So tonight my husband and I are going to the annual Chamber of Commerce dinner, which brings up that perpetual question, "What do I wear?" As you can imagine, going to "fancy" dinners means I need to wear more than the typical jeans-and-sweater I wear in winter and shorts-and-tshirt I wear in summer. This is the third community event I've gone to in as many weeks, so I am running out of choices! I will see a lot of the same people I have seen at the other two events, so I can't re-use an outfit. Maybe I will need to go shopping to enhance my wardrobe, if I plan on being involved in my community! Just one of the many perks. :)
Friday, January 27, 2012
Being involved in your Community
As a homeschooling mother of 5 kids, you can imagine that life is busy, trying to get all the kids educated and the house cleaned and the laundry done and dinner cooked every day. Not to mention driving the kids to and from piano lessons, choir, play practice, basketball practice, and outside classes. And of course there are church responsibilities....I am the Superintendent of the K-8 Sunday school, plus teach the middle school class, and sing in the choir and participate in the book club.
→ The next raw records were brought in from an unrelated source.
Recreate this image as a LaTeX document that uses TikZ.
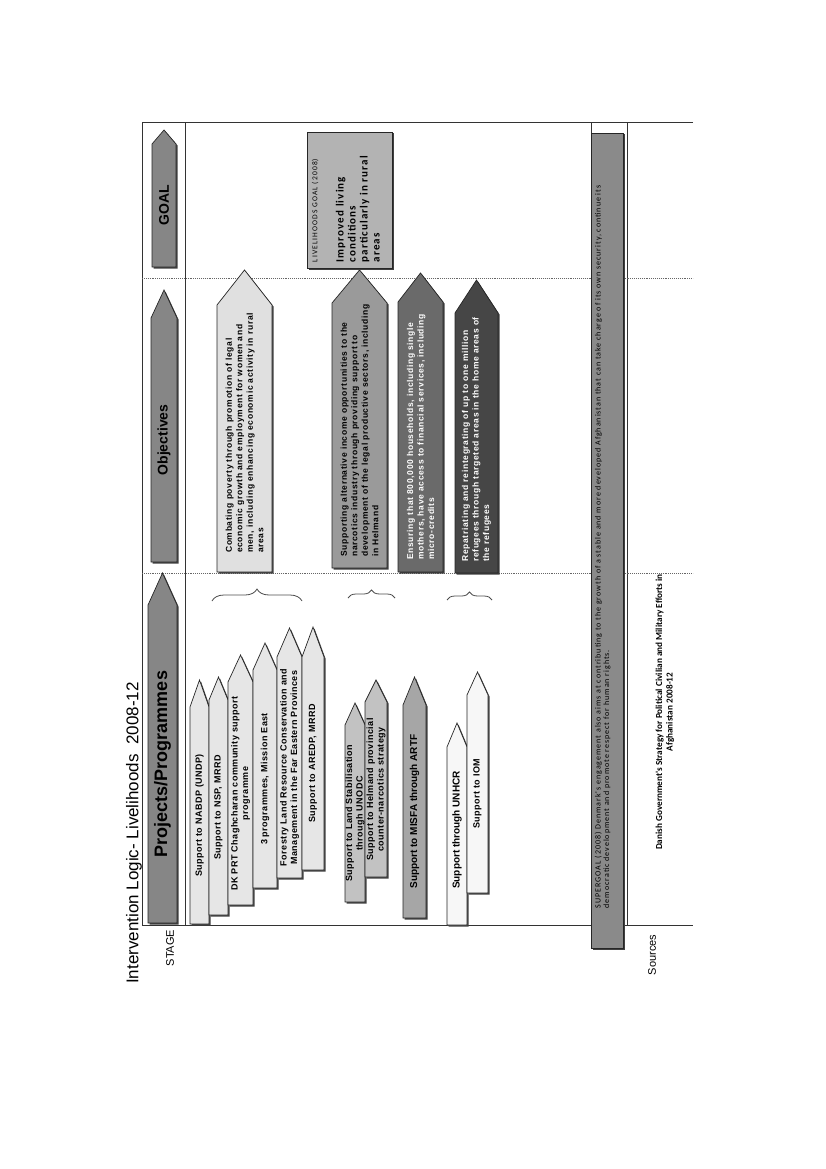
\documentclass[tikz,border=0pt]{standalone}
\usepackage{fontspec}
\setmainfont{Liberation Sans}
\newfontfamily\calib{Carlito}
\usepackage{tikz}
\usetikzlibrary{positioning, calc, decorations.pathreplacing}

\definecolor{stagefill}{HTML}{868686}
\definecolor{lightfill}{HTML}{E6E6E6}
\definecolor{midfill}{HTML}{C2C2C2}
\definecolor{misfafill}{HTML}{A6A6A6}
\definecolor{whitefill}{HTML}{F7F7F7}
\definecolor{objone}{HTML}{E0E0E0}
\definecolor{objtwo}{HTML}{9A9A9A}
\definecolor{objthree}{HTML}{6A6A6A}
\definecolor{objfour}{HTML}{464646}
\definecolor{goalfill}{HTML}{B3B3B3}
\definecolor{superfill}{HTML}{8A8A8A}

% pointed box: name, x left, x right, y bottom, y shoulder, y tip, fill
\newcommand{\pointbox}[7]{%
  \fill[black!75, shift={(1.5,1.5)}] (#2,#4) -- (#2,#5) -- ({(#2+#3)/2},#6) -- (#3,#5) -- (#3,#4) -- cycle;
  \filldraw[fill=#7, draw=black!85, line width=0.7pt] (#2,#4) -- (#2,#5) -- ({(#2+#3)/2},#6) -- (#3,#5) -- (#3,#4) -- cycle;
  \coordinate (#1) at ({(#2+#3)/2},{(#4+#5)/2});
  \coordinate (#1-b) at ({(#2+#3)/2},#4);
}

\begin{document}
\begin{tikzpicture}[
  x=1pt, y=-1pt,
  frame/.style={draw=black!80, line width=1pt},
  sep/.style={draw=black!60, densely dotted, line width=0.9pt},
  stagetxt/.style={rotate=90, inner sep=0pt, font=\bfseries\fontsize{14}{16}\selectfont},
  progtxt/.style={rotate=90, inner sep=0pt, align=center, font=\bfseries\fontsize{9}{10.5}\addfontfeature{LetterSpace=5}\selectfont},
  objtxt/.style={rotate=90, inner sep=0pt, anchor=west, align=left, font=\bfseries\fontsize{8.5}{10.5}\addfontfeature{LetterSpace=8}\selectfont},
  label/.style={rotate=90, inner sep=0pt},
  bracket/.style={draw=black!70, line width=0.8pt, decorate}
]
\useasboundingbox (0,0) rectangle (826,1169);

\draw[frame] (693,123) -- (142,123) -- (142,925) -- (693,925);
\draw[frame] (185,123) -- (185,925);
\draw[frame] (591,123) -- (591,925);
\draw[frame] (627,123) -- (627,925);
\draw[sep] (142,278) -- (693,278);
\draw[sep] (142,573) -- (693,573);

\node[label, font=\fontsize{17}{19}\selectfont] (title) at (134,833) {Intervention Logic- Livelihoods\ \ 2008-12};
\node[label, font=\fontsize{11}{13}\selectfont] (stage) at (170,948) {STAGE};
\node[label, font=\fontsize{11}{13}\selectfont] (sources) at (652,955) {Sources};

\pointbox{goal}{152}{176}{267}{144}{130}{stagefill}
\pointbox{objs}{151}{177}{562}{318}{290}{stagefill}
\pointbox{projs}{148}{177}{923}{605}{573}{stagefill}
\node[stagetxt] (goal-t) at (goal) {GOAL};
\node[stagetxt] (objs-t) at (objs) {Objectives};
\node[stagetxt, font=\bfseries\fontsize{18}{20}\selectfont] (projs-t) at (projs) {Projects/Programmes};

\pointbox{nabdp}{190}{209}{924}{707}{680}{lightfill}
\pointbox{nsp}{209}{228}{915}{700}{677}{lightfill}
\pointbox{dkprt}{228}{253}{905}{682}{655}{lightfill}
\pointbox{mission}{253}{277}{888}{670}{643}{lightfill}
\pointbox{forestry}{277}{302}{878}{657}{628}{lightfill}
\pointbox{aredp}{302}{324}{870}{657}{627}{lightfill}
\pointbox{landstab}{345}{365}{902}{725}{703}{midfill}
\pointbox{helmand}{365}{387}{877}{702}{680}{midfill}
\pointbox{misfa}{403}{426}{918}{705}{677}{misfafill}
\pointbox{unhcr}{447}{467}{925}{747}{723}{whitefill}
\pointbox{iom}{467}{488}{893}{695}{672}{whitefill}

\node[progtxt] (nabdp-t) at (nabdp) {Support to NABDP (UNDP)};
\node[progtxt] (nsp-t) at (nsp) {Support to NSP, MRRD};
\node[progtxt] (dkprt-t) at (dkprt) {DK PRT Chaghcharan community support\\programme};
\node[progtxt] (mission-t) at (mission) {3 programmes, Mission East};
\node[progtxt] (forestry-t) at (forestry) {Forestry Land Resource Conservation and\\Management in the Far Eastern Provinces};
\node[progtxt] (aredp-t) at (aredp) {Support to AREDP, MRRD};
\node[progtxt] (landstab-t) at (landstab) {Support to Land Stabilisation\\through UNODC};
\node[progtxt] (helmand-t) at (helmand) {Support to Helmand provincial\\counter-narcotics strategy};
\node[progtxt, font=\bfseries\fontsize{10}{12}\selectfont] (misfa-t) at (misfa) {Support to MISFA through ARTF};
\node[progtxt, font=\bfseries\fontsize{10}{12}\selectfont] (unhcr-t) at ([yshift=6pt]unhcr) {Support through UNHCR};
\node[progtxt] (iom-t) at (iom) {Support to IOM};

\coordinate (br1a) at (212,601);
\coordinate (br1b) at (302,601);
\coordinate (br2a) at (348,598);
\coordinate (br2b) at (395,598);
\coordinate (br3a) at (447,600);
\coordinate (br3b) at (492,600);
\draw[bracket, decoration={brace, amplitude=12pt}] (br1a) -- (br1b);
\draw[bracket, decoration={brace, amplitude=8pt}] (br2a) -- (br2b);
\draw[bracket, decoration={brace, amplitude=8pt}] (br3a) -- (br3b);

\pointbox{obj1}{217}{272}{572}{305}{270}{objone}
\pointbox{obj2}{332}{387}{568}{303}{270}{objtwo}
\pointbox{obj3}{398}{443}{572}{302}{273}{objthree}
\pointbox{obj4}{455}{498}{573}{313}{280}{objfour}

\node[objtxt] (obj1-t) at ([yshift=19pt]obj1-b) {Combating poverty through promotion of legal\\economic growth and employment for women and\\men, including enhancing economic activity in rural\\areas};
\node[objtxt] (obj2-t) at ([yshift=11pt]obj2-b) {Supporting alternative income opportunities to the\\narcotics industry through providing support to\\development of the legal productive sectors, including\\in Helmand};
\node[objtxt, text=white] (obj3-t) at ([yshift=12pt]obj3-b) {Ensuring that 800,000 households, including single\\mothers, have access to financial services, including\\micro-credits};
\node[objtxt, text=white] (obj4-t) at ([yshift=11pt]obj4-b) {Repatriating and reintegrating of up to one million\\refugees through targeted areas in the home areas of\\the refugees};

\fill[black!75] (308.5,133.5) rectangle (393.5,269.5);
\node[draw=black!85, line width=0.7pt, fill=goalfill, minimum width=85pt, minimum height=136pt, inner sep=0pt] (livgoal) at (349.5,200) {};
\node[label, anchor=north west, align=left, font=\calib\fontsize{7.5}{8}\addfontfeature{LetterSpace=15}\selectfont] (livgoal-h) at ([shift={(5,-6)}]livgoal.south west) {LIVELIHOODS GOAL (2008)};
\node[label, anchor=north west, align=left, font=\calib\bfseries\fontsize{11}{12}\addfontfeature{LetterSpace=10}\selectfont] (livgoal-t) at ([shift={(29,-6)}]livgoal.south west) {Improved living\\conditions\\particularly in rural\\areas};

\fill[black!75] (592.5,134.5) rectangle (624.5,949.5);
\node[draw=black!85, line width=0.7pt, fill=superfill, minimum width=32pt, minimum height=815pt, inner sep=0pt] (supergoal) at (607,540.5) {};
\node[label, anchor=north west, align=left, font=\calib\fontsize{8}{8.5}\addfontfeature{LetterSpace=12}\selectfont] (supergoal-t) at ([shift={(4,-40)}]supergoal.south west) {SUPERGOAL (2008) Denmark's engagement also aims at contributing to the growth of a stable and more developed Afghanistan that can take charge of its own security, continue its\\democratic development and promote respect for human rights.};

\node[label, align=center, font=\calib\bfseries\fontsize{9.2}{10.5}\selectfont] (source-t) at (665,712) {Danish Government's Strategy for Political Civilian and Military Efforts in\\Afghanistan 2008-12};

\end{tikzpicture}
\end{document}
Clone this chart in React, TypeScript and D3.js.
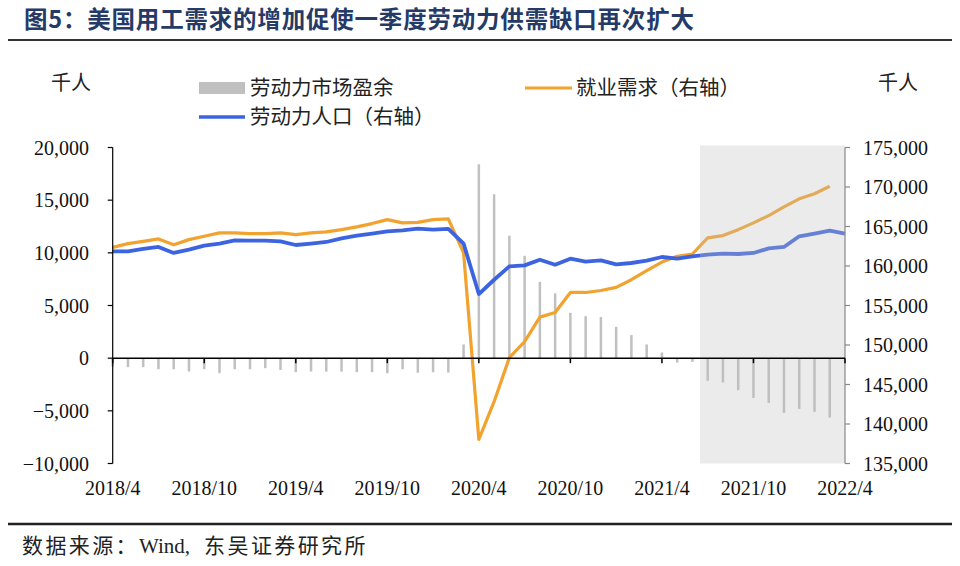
import React from "react";
import * as d3 from "d3";

// ---- data ----
const startYear = 2018;
const startMonth = 4;
const months: string[] = d3.range(49).map((i) => {
  const m = startMonth - 1 + i;
  return `${startYear + Math.floor(m / 12)}/${(m % 12) + 1}`;
});

// 劳动力市场盈余 (left axis, 千人)
const surplus: (number | null)[] = [
  -800, -850, -850, -1050, -1050, -1270, -1050, -1430, -1050,
  -1050, -950, -1110, -1330, -1270, -1270, -1270, -1330, -1330, -1430, -1050, -1380,
  -1330, -1360, 1300, 18410, 15560, 11630, 9720, 7250, 6150, 4310, 3990, 3900,
  2980, 2190, 1300, 540, -410, -350, -2150, -2310, -3040, -3770, -4250, -5200,
  -4820, -5100, -5640, null,
];

// 就业需求（右轴）
const demand: (number | null)[] = [
  162360, 162830, 163120, 163430, 162700, 163340, 163760, 164190, 164190,
  164100, 164100, 164190, 163970, 164190, 164310, 164600, 164950, 165370, 165875, 165460, 165530,
  165875, 165960, 161650, 138050, 142820, 148400, 150430, 153530, 154110, 156650, 156650, 156900,
  157290, 158260, 159400, 160500, 161220, 161520, 163550, 163850, 164600, 165460, 166380, 167490,
  168500, 169140, 170100, null,
];

// 劳动力人口（右轴）
const laborForce: (number | null)[] = [
  161850, 161850, 162160, 162410, 161650, 162070, 162580, 162830, 163250,
  163200, 163200, 163120, 162660, 162830, 163040, 163500, 163850, 164100, 164390, 164520, 164730,
  164600, 164690, 162830, 156450, 158260, 159950, 160080, 160800, 160160, 160930, 160550, 160710,
  160200, 160380, 160670, 161140, 160930, 161220, 161430, 161560, 161520, 161650, 162230, 162410,
  163760, 164100, 164480, 164100,
];

const xTickLabels = ["2018/4", "2018/10", "2019/4", "2019/10", "2020/4", "2020/10", "2021/4", "2021/10", "2022/4"];
const leftTicks = [20000, 15000, 10000, 5000, 0, -5000, -10000];
const rightTicks = [175000, 170000, 165000, 160000, 155000, 150000, 145000, 140000, 135000];
const shadeStart = "2021/6";
const shadeEnd = "2022/4";

// ---- styling ----
const NUM_FONT = "'Liberation Serif', 'Times New Roman', serif";
const CJK_FONT = "'Noto Sans CJK SC', 'Noto Sans', sans-serif";
const ORANGE = "#f2a22e";
const BLUE = "#3d64e0";
const BAR = "#c0c0c0";

export default function App() {
  const W = 960, H = 566;
  const x0 = 112.7, x1 = 845;
  const yTop = 147.5, yBot = 463.5;

  const x = d3.scaleLinear().domain([0, months.length - 1]).range([x0, x1]);
  const yL = d3.scaleLinear().domain([-10000, 20000]).range([yBot, yTop]);
  const yR = d3.scaleLinear().domain([135000, 175000]).range([yBot, yTop]);

  const lineGen = d3
    .line<number | null>()
    .defined((d) => d != null)
    .x((_, i) => x(i))
    .y((d) => yR(d as number));

  const fmt = d3.format(",");
  const idx = (m: string) => months.indexOf(m);
  const shadeX0 = x(idx(shadeStart) + 0.5);
  const shadeX1 = x(idx(shadeEnd));

  return (
    <svg width={W} height={H} style={{ position: "absolute", left: 0, top: 0, background: "#fff" }}>
      {/* title */}
      <text x={24} y={28} fontFamily={CJK_FONT} fontWeight={700} fontSize={23.5} letterSpacing={0.8} fill="#253a66">
        图5：美国用工需求的增加促使一季度劳动力供需缺口再次扩大
      </text>
      <line x1={8} x2={952} y1={40} y2={40} stroke="#333" strokeWidth={2} />

      {/* unit labels */}
      <text x={71} y={83} dy="0.35em" textAnchor="middle" fontFamily={CJK_FONT} fontSize={20} fill="#222">千人</text>
      <text x={898} y={83} dy="0.35em" textAnchor="middle" fontFamily={CJK_FONT} fontSize={20} fill="#222">千人</text>

      {/* legend */}
      <rect x={199} y={82} width={46} height={12} fill={BAR} />
      <text x={250} y={88} dy="0.35em" fontFamily={CJK_FONT} fontSize={20.5} fill="#222">劳动力市场盈余</text>
      <line x1={525} x2={572} y1={88} y2={88} stroke={ORANGE} strokeWidth={3} />
      <text x={576} y={88} dy="0.35em" fontFamily={CJK_FONT} fontSize={20.5} fill="#222">就业需求（右轴）</text>
      <line x1={199} x2={245} y1={117} y2={117} stroke={BLUE} strokeWidth={3.5} />
      <text x={250} y={117} dy="0.35em" fontFamily={CJK_FONT} fontSize={20.5} fill="#222">劳动力人口（右轴）</text>

      {/* bars */}
      {surplus.map((v, i) =>
        v == null ? null : (
          <rect
            key={"b" + i}
            x={x(i) - 1.25}
            width={2.5}
            y={Math.min(yL(v), yL(0))}
            height={Math.abs(yL(v) - yL(0))}
            fill={BAR}
          />
        )
      )}

      {/* lines */}
      <path d={lineGen(demand) || ""} fill="none" stroke={ORANGE} strokeWidth={3.2} strokeLinejoin="round" />
      <path d={lineGen(laborForce) || ""} fill="none" stroke={BLUE} strokeWidth={3.8} strokeLinejoin="round" />

      {/* shaded region */}
      <rect x={shadeX0} y={yTop - 2} width={shadeX1 - shadeX0} height={yBot - yTop + 2} fill="#bebebe" opacity={0.31} />

      {/* left axis */}
      <line x1={x0} x2={x0} y1={yTop} y2={yBot} stroke="#000" strokeWidth={1.2} />
      {leftTicks.map((t) => (
        <g key={"l" + t}>
          <line x1={x0 - 5} x2={x0} y1={yL(t)} y2={yL(t)} stroke="#000" strokeWidth={1.2} />
          <text x={89} y={yL(t)} dy="0.35em" textAnchor="end" fontFamily={NUM_FONT} fontSize={20} fill="#111">
            {fmt(t)}
          </text>
        </g>
      ))}

      {/* right axis */}
      <line x1={x1} x2={x1} y1={yTop} y2={yBot} stroke="#888" strokeWidth={1.2} />
      {rightTicks.map((t) => (
        <g key={"r" + t}>
          <line x1={x1} x2={x1 + 5} y1={yR(t)} y2={yR(t)} stroke="#888" strokeWidth={1.2} />
          <text x={863} y={yR(t)} dy="0.35em" textAnchor="start" fontFamily={NUM_FONT} fontSize={20} fill="#111">
            {fmt(t)}
          </text>
        </g>
      ))}

      {/* x axis */}
      <line x1={x0} x2={x1} y1={yL(0)} y2={yL(0)} stroke="#000" strokeWidth={1.5} />
      {xTickLabels.map((lab) => {
        const xi = x(idx(lab));
        return (
          <g key={"x" + lab}>
            <line x1={xi} x2={xi} y1={yL(0)} y2={yL(0) + 5} stroke="#000" strokeWidth={1.5} />
            <text x={xi} y={488} dy="0.35em" textAnchor="middle" fontFamily={NUM_FONT} fontSize={20} fill="#111">
              {lab}
            </text>
          </g>
        );
      })}

      {/* footer */}
      <line x1={8} x2={952} y1={524} y2={524} stroke="#222" strokeWidth={2.5} />
      <text x={22} y={546} dy="0.35em" fontFamily={CJK_FONT} fontSize={21} fill="#222">
        <tspan letterSpacing={2.4}>数据来源：</tspan>
        <tspan fontFamily={NUM_FONT}>Wind,</tspan>
        <tspan dx={14} letterSpacing={2.4}>东吴证券研究所</tspan>
      </text>
    </svg>
  );
}
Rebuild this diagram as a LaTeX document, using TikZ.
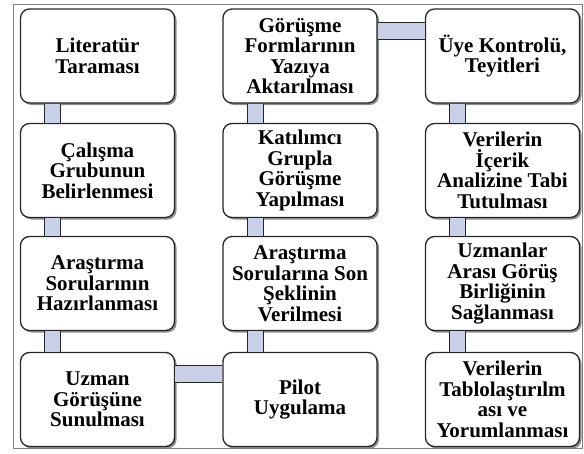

So it is hard to fit anymore into my schedule. But my husband and I have decided that it is also important to be involved in our small community. He is a local attorney and as such needs to be involved to get his name out there and let people know that he cares about our town. He is on the Board of the local Chamber of Commerce. He just finished a 3-year term on the Board of the local food bank. I and the kids have participated in 4 productions with our community theatre troupe. Because of my involvement with the theatre group, and because people know my husband, I was asked to be on the Board of the Arts Commission, to which I answered yes! As homeschoolers, it is so easy to insulate ourselves from the world around us and just hang out with other homeschoolers. But I think it is important for non-homeschoolers to be able to see that we do not just care about the education of our kids but also care about our community. Our communities need to see what homeschooling looks like from real people like us, not from stereotypes they hear b/c they've never met a homeschooler.